Abre un libro, Eurídice, y descubre
en él que raras veces se confiesa una persona con tanta sinceridad, como cuando
lo subraya. Solo al libro subrayado puede creérsele que el lector penetró su
contenido. Subrayar es incorporar en tu ser la esencia del libro y la sustancia
dramática del autor. Es averiguar cuanto este silenció o escribió en voz baja,
llamándonos a diálogos secretos, mediante esos delatores tatuajes que le
trazamos a determinadas frases. Subrayar es mirar de frente al autor contarle
de nuestras personales identificaciones con su relato. Subrayar, Eurídice, no
es solo resaltar determinadas confidencias del escritor, sino también
sobresaltarnos con nosotros mismos al vernos reflejados en la frase ajena.
Subrayar un libro es demostrar que
leemos con todos los sentidos; es reverenciar lo escrito en la página transformada
en altar donde ofrendamos las potencialidades de nuestro pensamiento, tus
pensamientos y tus emociones, Eurídice. Quien no subraya un libro pierde la
dimensión transpersonal de la lectura.
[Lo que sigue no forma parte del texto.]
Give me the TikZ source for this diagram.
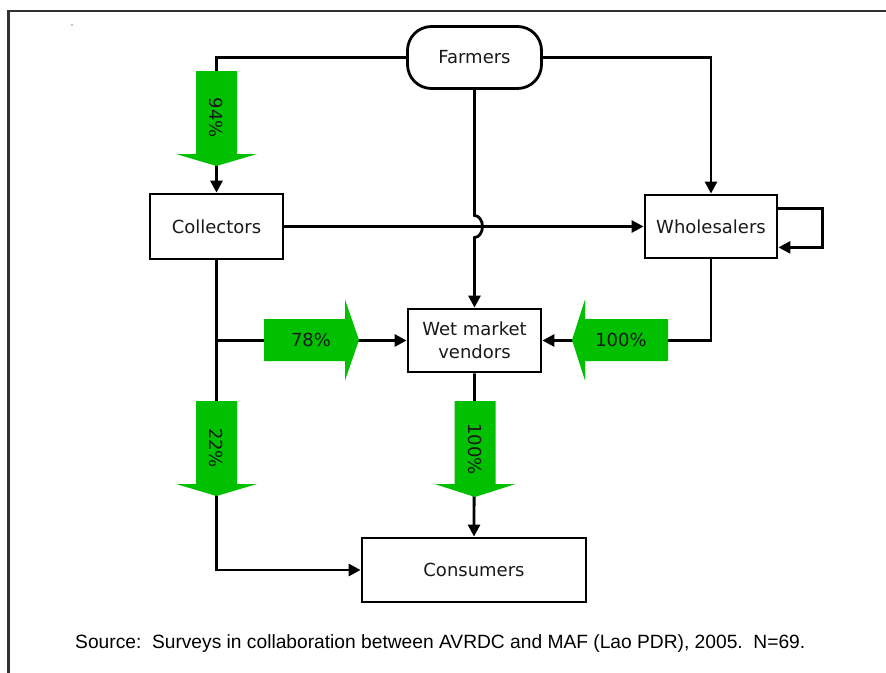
\documentclass[tikz,border=0pt]{standalone}
\usepackage{fontspec}
\setmainfont{DejaVu Sans}
\newfontfamily\notefont{Liberation Sans}
\usetikzlibrary{arrows.meta,calc}

\definecolor{flowgreen}{RGB}{0,192,0}
\definecolor{framegray}{RGB}{50,50,50}
\definecolor{inkgray}{RGB}{25,25,25}

\tikzset{
  stage/.style={draw=black, line width=2.8pt, fill=white, inner sep=0pt,
    align=center, text=inkgray, font=\fontsize{18}{22.5}\selectfont},
  wire/.style={line width=2.8pt, black},
  link/.style={wire, -{Triangle[length=12pt,width=12pt]}},
  flow/.style={fill=flowgreen},
  share/.style={text=inkgray, font=\fontsize{18}{22}\selectfont, inner sep=0pt}
}

% block arrow pointing down: x centre, shaft top, head base, tip
\newcommand\flowdown[4]{%
  \fill[flow] (#1-20.5,#2) -- (#1+20.5,#2) -- (#1+20.5,#3) -- (#1+40.5,#3)
    -- (#1,#4) -- (#1-40.5,#3) -- (#1-20.5,#3) -- cycle;}
% block arrow pointing sideways: y centre, shaft end, head base, tip
\newcommand\flowside[4]{%
  \fill[flow] (#2,#1-21) -- (#3,#1-21) -- (#3,#1-40.5) -- (#4,#1)
    -- (#3,#1+40.5) -- (#3,#1+21) -- (#2,#1+21) -- cycle;}

\begin{document}
\begin{tikzpicture}[x=1pt, y=-1pt]
  \useasboundingbox (0,0) rectangle (886,672);
  \fill[white] (0,0) rectangle (886,672);
  \begin{scope}
    \clip (0,0) rectangle (886,672);
    \draw[framegray, line width=2.2pt] (8.5,11) rectangle (900,700);
  \end{scope}
  \fill[black] (72,25) circle (0.7pt);

  % stages of the chain
  \node[stage, minimum width=134pt, minimum height=62pt, rounded corners=24pt]
    (farm) at (474.5,57.5) {Farmers};
  \node[stage, minimum width=133pt, minimum height=65pt] (coll) at (216.5,226.5) {Collectors};
  \node[stage, minimum width=132pt, minimum height=63pt] (whole) at (711,226.5) {Wholesalers};
  \node[stage, minimum width=133pt, minimum height=63pt] (wet) at (474.5,340.5) {Wet market\\vendors};
  \node[stage, minimum width=224pt, minimum height=64pt] (cons) at (474,570) {Consumers};

  % connectors
  \draw[link] (farm.west) -| (coll.north);
  \draw[link] (farm.east) -| (whole.north);
  \draw[link] (coll.east) -- (whole.west);
  \coordinate (hop) at (farm.south |- coll.east);
  \draw[link] (farm.south) -- ([yshift=11pt]hop)
    arc[start angle=90, end angle=-90, x radius=8pt, y radius=11pt]
    -- (wet.north);
  \coordinate (loopout) at ($(whole.north east)+(0,15)$);
  \coordinate (loopin) at ($(whole.south east)+(0,-12)$);
  \draw[link] (loopout) -- ++(44,0) |- (loopin);
  \draw[link] (coll.south) |- (cons.west);
  \coordinate (split) at (coll.south |- wet.west);
  \draw[link] (split) -- (wet.west);
  \draw[link] (whole.south) |- (wet.east);
  \draw[link] (wet.south) -- (cons.north);

  % flow shares
  \flowdown{216.5}{71}{154}{166}
  \flowdown{216.5}{401}{484}{496}
  \flowdown{475}{401}{484}{497}
  \flowside{340}{264}{345}{359}
  \flowside{340}{668}{585}{572}
  \node[share, rotate=-90] (s94) at (216.5,118) {94\%};
  \node[share, rotate=-90] (s22) at (216.5,448) {22\%};
  \node[share, rotate=-90] (s100d) at (475,449) {100\%};
  \node[share] (s78) at (311,340) {78\%};
  \node[share] (s100l) at (621,340) {100\%};

  % source line
  \node[anchor=base west, inner sep=0pt, text=black,
    font=\notefont\fontsize{19.2}{23}\selectfont] (src) at (75,648)
    {Source:\ \ Surveys in collaboration between AVRDC and MAF (Lao PDR), 2005.\ \ N=69.};
\end{tikzpicture}
\end{document}
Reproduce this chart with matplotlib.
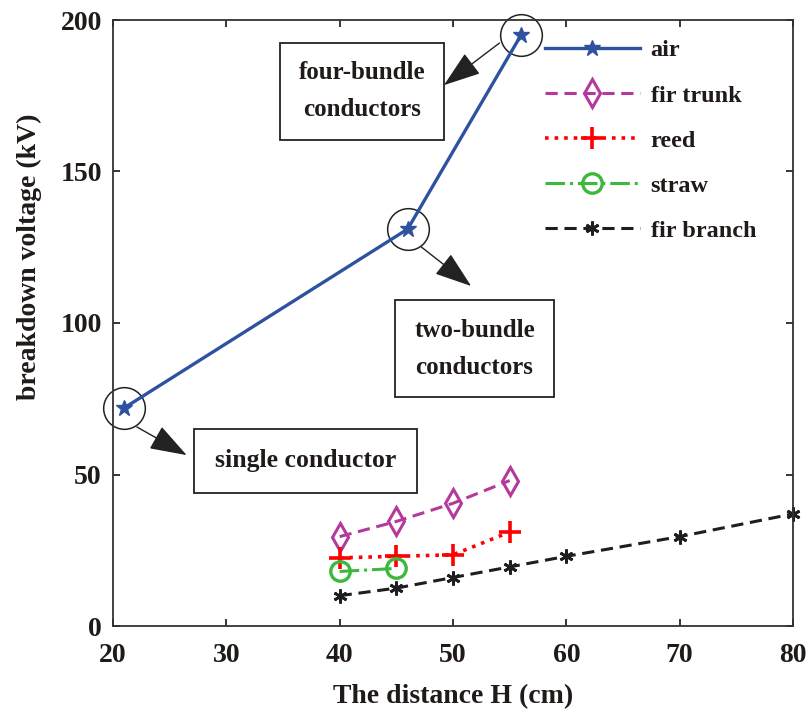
import matplotlib
matplotlib.use('Agg')
import matplotlib.pyplot as plt

plt.rcParams['font.family'] = ['Liberation Serif', 'DejaVu Serif']
plt.rcParams['font.weight'] = 'bold'
plt.rcParams['axes.labelweight'] = 'bold'

# breakdown voltage (kV) vs distance H (cm)
air_x = [21, 46, 56]
air_y = [72, 131, 195]
trunk_x = [40, 45, 50, 55]
trunk_y = [29.5, 34.5, 40.5, 48]
reed_x = [40, 45, 50, 55]
reed_y = [22.5, 23, 23.5, 31]
straw_x = [40, 45]
straw_y = [18, 19]
branch_x = [40, 45, 50, 55, 60, 70, 80]
branch_y = [10, 12.5, 16, 19.5, 23, 29.5, 37]

txtc = '#201a18'

fig = plt.figure(figsize=(8.11, 7.15), dpi=100)
ax = fig.add_axes([113/811, 1-626/715, 680/811, 606/715])

ax.plot(air_x, air_y, '-', color='#2f52a0', lw=2.4, marker='*', ms=12, label='air')
ax.plot(trunk_x, trunk_y, '--', color='#b5399d', lw=2.2, marker='d', ms=14, mfc='none', mew=2.2,
        dashes=(4, 2.2), label='fir trunk')
ax.plot(reed_x, reed_y, ':', color='#ff0000', lw=2.6, marker='+', ms=16, mew=2.6, label='reed')
ax.plot(straw_x, straw_y, '-.', color='#3cb83c', lw=2.2, marker='o', ms=14, mfc='none', mew=2.4,
        label='straw')
ax.plot(branch_x, branch_y, '--', color='#1e1e1e', lw=2.2, marker=(6, 2, 0), ms=10, mew=2,
        dashes=(4, 2.2), label='fir branch', clip_on=False)

# circles round the air points
ax.plot(air_x, air_y, 'o', ms=30, mfc='none', mec='#222222', mew=1.1, zorder=1, clip_on=False)

bbox = dict(boxstyle='square,pad=0.75', fc='white', ec='#222222', lw=1.3)
ax.text(42.0, 176.5, 'four-bundle\nconductors', ha='center', va='center', fontsize=18,
        color=txtc, bbox=bbox, linespacing=1.75)
ax.text(51.9, 91.5, 'two-bundle\nconductors', ha='center', va='center', fontsize=18,
        color=txtc, bbox=bbox, linespacing=1.75)
ax.text(37.0, 54.5, 'single conductor', ha='center', va='center', fontsize=18.5,
        color=txtc, bbox=dict(boxstyle='square,pad=0.8', fc='white', ec='#222222', lw=1.3))

aprops = dict(arrowstyle='-|>,head_length=1.3,head_width=0.45', color='#222222', lw=1.0,
              mutation_scale=18, shrinkA=0, shrinkB=0)
ax.annotate('', xy=(49.2, 178.5), xytext=(54.1, 192.4), arrowprops=aprops)
ax.annotate('', xy=(51.6, 112.2), xytext=(47.2, 125.1), arrowprops=aprops)
ax.annotate('', xy=(26.5, 56.4), xytext=(22.1, 65.7), arrowprops=aprops)

ax.set_xlim(20, 80)
ax.set_ylim(0, 200)
ax.set_xticks([20, 30, 40, 50, 60, 70, 80])
ax.set_yticks([0, 50, 100, 150, 200])
ax.tick_params(direction='in', top=True, right=True, length=5, width=1.1, labelsize=20,
               labelcolor=txtc)
ax.tick_params(axis='x', pad=12)
ax.tick_params(axis='y', pad=8)
for s in ax.spines.values():
    s.set_linewidth(1.3)
    s.set_color('#333333')

ax.set_xlabel('The distance H (cm)', fontsize=20, color=txtc, labelpad=12)
ax.set_ylabel('breakdown voltage (kV)', fontsize=20, color=txtc)
ax.yaxis.set_label_coords(-0.104, 0.61)

ax.legend(loc='upper left', bbox_to_anchor=(0.635, 0.968), frameon=False, fontsize=17.5,
          handlelength=3.9, handletextpad=0.45, labelspacing=0.95, borderpad=0, borderaxespad=0,
          labelcolor=txtc)

fig.savefig('out.png', dpi=100)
No va más allá de signos, palabras y
conceptos impresos. Abstenerse de subrayar es eludir los fantasmas del autor.
Me acongojan las personas que dicen haber leído un libro, y al observar el
ejemplar lo veo limpio, sin la menor acotación al margen, como si aún sufriera
la orfandad que demuestra cuando está en la librería.
Deduzco que tal lector emboza
centenares de miedos, es incapaz de confesarse en público. Lee para esconderse
de otros y de sí mismo. Un libro sin subrayar es una blasfemia bibliográfica.
Quien sobrevoló aquellas páginas no se detuvo a explorar las potencialidades
ontológicas y físicas del verbo. Son timoratos de la página impresa a quienes
les interesa más conservar del libro su ofensiva pulcritud, que dialogar con su
autor y con cuantos luego puedan mirar este subrayado.
Porque hacerlo, Eurídice, es
demolerle muros al lenguaje para abrir nuevos caminos a la lectura, la
interpretación y la intuición a través del texto. Subrayar un libro es decirle
al escritor que estamos con él, que no camina solo en el laberinto de signos y
frases que construyó.
Subrayar es darle calor al párrafo
prendiéndole fuego a silencios que se manifiestan cuando te detienes en la
lectura, para celebrar el ritmo íntimo y público del subrayado. Autor y lector
reducen lejanías con el sutil puente de la línea, recta o torcida, leve o
intensa que se le borda a la frase que nos impresionó induciéndonos a
resaltarla. Subrayar un libro es hacerlo tuyo. Es vernos en cuanto clama el
otro. Es encontrarnos con algo del otro que desconocíamos, allí en la visión en
la visión individual del otro. Se ama un libro cuando se le acaricia y recorre con
subrayados. Cuanto más se subraya mayor es el impacto emocional que ejerce
sobre uno. El contacto fisiológico entre el ser del libro y el espíritu de la
persona, se produce mediante el ceremonial del subrayado, puesto que es un rito
no apto para todo lector. ¿Qué frases subrayaría Jesucristo del evangelio o de
algunos libros que tratan sobre él?... ¿Dónde se detendría Sócrates a subrayar
los diálogos de Platón?...
Subrayar es un acto de erotismo
bibliográfico que desconocen aquellos con pánico a ensuciar el libro.
¡Pobrecitos los libros que no arrancan una caricia al lapicero de sus
indiferentes lectores! Subrayar es concertar una cita para dentro de un día o
diez años después. El acto de trazar la línea bajo la frase es una acción
lúdica de encantamiento, con percusiones holísticas que no voy a revelarte,
Eurídice, que tú misma debes experimentar subrayando decenas de páginas y de
libros. Te lo aseguro: la línea que se traza en la página, también se está
trazando en tu destino. Lo aconsejable es no subrayarlo si lo subrayas sin
pasión, sin la convicción de identificarte allí con tus más íntimas verdades.